The UK conservation charities have said that long-term financial commitment must be in place to pay farmers and land managers
Three of the UK’s conservation charities The Wildlife Trusts, The Royal Society for the Protection of Birds (RSPB) and National Trust have called on the UK Government to invest at least £3bn to support farmers and managers in tackling climate change on their land.
Presently, the UK spends nearly £3.2bn annually on both farm income support and environmental payments under the EU Common Agricultural Policy (CAP). According to the new data, the country needs to reinvest the money to support nature-friendly farming.
The three conservation charities said that long-term financial commitment to pay farmers and land managers is needed if they are to help the UK in addressing the climate change.
The investment is expected to recover farmland and enhance wildlife
The £3bn investment will be required for the recovery of farmland wildlife such as lapwing, hares, and pollinating insects.

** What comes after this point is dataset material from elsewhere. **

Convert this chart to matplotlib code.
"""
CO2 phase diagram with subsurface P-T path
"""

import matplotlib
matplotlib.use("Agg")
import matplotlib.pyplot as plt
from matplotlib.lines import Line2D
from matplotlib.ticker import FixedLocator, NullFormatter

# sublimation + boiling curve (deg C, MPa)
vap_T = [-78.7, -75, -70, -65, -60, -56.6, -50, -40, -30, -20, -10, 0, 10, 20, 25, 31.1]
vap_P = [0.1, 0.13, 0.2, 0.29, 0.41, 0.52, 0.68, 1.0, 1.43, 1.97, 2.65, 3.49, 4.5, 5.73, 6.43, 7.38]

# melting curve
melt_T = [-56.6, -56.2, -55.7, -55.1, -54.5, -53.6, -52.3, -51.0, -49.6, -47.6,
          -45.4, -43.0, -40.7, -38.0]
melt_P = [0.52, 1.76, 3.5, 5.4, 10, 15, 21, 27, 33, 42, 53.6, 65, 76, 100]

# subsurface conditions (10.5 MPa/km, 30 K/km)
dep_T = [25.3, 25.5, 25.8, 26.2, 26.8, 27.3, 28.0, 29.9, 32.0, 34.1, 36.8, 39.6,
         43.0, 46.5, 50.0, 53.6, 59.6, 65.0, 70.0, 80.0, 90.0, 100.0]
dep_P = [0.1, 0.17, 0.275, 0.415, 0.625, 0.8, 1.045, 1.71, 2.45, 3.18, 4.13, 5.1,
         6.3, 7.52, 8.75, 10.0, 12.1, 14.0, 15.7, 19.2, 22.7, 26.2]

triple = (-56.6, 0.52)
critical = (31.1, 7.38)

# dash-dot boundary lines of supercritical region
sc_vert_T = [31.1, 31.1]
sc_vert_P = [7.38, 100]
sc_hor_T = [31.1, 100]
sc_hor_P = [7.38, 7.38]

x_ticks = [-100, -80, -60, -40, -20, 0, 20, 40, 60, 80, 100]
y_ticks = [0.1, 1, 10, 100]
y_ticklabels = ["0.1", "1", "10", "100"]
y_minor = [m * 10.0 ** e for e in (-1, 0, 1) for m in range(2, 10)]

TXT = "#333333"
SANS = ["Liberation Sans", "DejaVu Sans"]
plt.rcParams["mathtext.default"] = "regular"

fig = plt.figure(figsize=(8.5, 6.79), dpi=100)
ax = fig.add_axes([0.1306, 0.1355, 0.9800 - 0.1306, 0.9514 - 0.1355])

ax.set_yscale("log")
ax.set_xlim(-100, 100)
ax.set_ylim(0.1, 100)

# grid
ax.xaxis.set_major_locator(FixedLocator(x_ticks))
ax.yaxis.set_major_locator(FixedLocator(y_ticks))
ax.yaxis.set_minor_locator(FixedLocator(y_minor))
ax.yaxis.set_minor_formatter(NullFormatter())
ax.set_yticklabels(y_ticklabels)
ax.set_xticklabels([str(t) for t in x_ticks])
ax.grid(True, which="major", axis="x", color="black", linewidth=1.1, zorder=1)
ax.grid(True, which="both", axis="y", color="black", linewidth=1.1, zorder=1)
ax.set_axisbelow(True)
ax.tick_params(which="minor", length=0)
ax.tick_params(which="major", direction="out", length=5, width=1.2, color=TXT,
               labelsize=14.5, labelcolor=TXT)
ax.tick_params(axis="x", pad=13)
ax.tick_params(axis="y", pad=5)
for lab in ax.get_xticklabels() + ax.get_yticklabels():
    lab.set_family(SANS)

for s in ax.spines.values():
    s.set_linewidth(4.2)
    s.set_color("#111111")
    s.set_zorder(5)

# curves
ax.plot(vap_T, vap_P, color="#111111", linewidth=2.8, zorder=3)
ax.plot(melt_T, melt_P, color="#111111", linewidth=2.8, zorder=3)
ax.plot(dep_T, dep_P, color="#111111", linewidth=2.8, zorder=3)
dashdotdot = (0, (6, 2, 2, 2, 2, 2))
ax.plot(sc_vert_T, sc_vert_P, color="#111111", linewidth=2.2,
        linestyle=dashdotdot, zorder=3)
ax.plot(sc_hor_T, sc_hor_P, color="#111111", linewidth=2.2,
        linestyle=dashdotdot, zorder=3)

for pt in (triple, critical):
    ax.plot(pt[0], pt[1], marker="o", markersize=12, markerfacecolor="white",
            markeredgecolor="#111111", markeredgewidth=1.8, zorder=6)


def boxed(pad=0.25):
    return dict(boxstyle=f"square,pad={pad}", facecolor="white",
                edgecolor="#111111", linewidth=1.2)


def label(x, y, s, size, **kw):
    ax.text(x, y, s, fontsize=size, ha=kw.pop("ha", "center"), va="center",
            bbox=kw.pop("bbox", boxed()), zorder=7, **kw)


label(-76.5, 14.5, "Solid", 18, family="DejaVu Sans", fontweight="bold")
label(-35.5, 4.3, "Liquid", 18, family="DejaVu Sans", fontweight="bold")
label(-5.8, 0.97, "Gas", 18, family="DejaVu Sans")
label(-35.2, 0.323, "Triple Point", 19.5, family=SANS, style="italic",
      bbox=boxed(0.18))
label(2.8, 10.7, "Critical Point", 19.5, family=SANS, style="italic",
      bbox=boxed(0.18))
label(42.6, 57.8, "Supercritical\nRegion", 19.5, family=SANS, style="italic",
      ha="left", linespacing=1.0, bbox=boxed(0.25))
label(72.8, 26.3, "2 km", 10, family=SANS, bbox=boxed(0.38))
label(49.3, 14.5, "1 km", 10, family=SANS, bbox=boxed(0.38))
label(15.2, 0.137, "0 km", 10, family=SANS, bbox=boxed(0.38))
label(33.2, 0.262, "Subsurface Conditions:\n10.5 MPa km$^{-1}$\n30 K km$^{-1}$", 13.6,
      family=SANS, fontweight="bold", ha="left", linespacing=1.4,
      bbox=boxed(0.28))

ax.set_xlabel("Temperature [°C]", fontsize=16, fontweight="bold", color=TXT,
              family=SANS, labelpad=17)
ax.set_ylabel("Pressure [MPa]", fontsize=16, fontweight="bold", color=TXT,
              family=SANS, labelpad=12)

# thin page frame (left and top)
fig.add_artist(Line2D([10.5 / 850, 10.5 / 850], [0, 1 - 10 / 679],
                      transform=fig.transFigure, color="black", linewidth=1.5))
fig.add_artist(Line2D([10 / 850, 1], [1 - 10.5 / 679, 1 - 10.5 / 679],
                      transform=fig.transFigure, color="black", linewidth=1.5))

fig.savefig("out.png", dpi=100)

Furthermore, the investment will help in creating and enhancing wildlife habitats, including wildflower meadows, peatlands and native woodlands and to protect precious soils and to cut greenhouse gas emissions by restoring ecosystems, planting trees and hedges.
The National Trust Outdoors and Natural Resources Director Patrick Begg said: “If the government wants farmers to get on board with restoring nature it must provide the certainty and security of long-term funding, backed by first class and first-hand advisory services. This new evidence really develops our understanding of what investment this will cost to deliver.
“We hope that Ministers will take it on board and guarantee this money for farmers not just for the next one or two years, but at least the next decade. The Agriculture Bill must also be reintroduced to the next session of Parliament, so we don’t lose the progress that’s already been made.”
A research conducted by RSPB, National Trust and The Wildlife Trusts in 2017 showed that at least £3.2bn is needed to get the environmental land management priorities right for the country in terms of climate change.
Now it has been updated to reflect the latest data and has taken into account other factors including the cost of providing supporting advice and to lock-in the public goods associated with long-term land use change.
The Wildlife Trusts senior policy manager Ellie Brodie said: “Nature is in big trouble, with one report after another highlighting steep wildlife declines.”
Brodie continued saying: “We need a strong Environment Bill with ambitious targets for nature’s recovery and to secure the principle of spending public money on public goods in the Agriculture Bill.
“Creating bigger, better natural habitats, boosting pollinators, investing in healthy soils, cleaning up polluted rivers, managing land upstream to stop flooding downstream and bringing back wildlife are all things that are good for farmers and good for the wider population too.”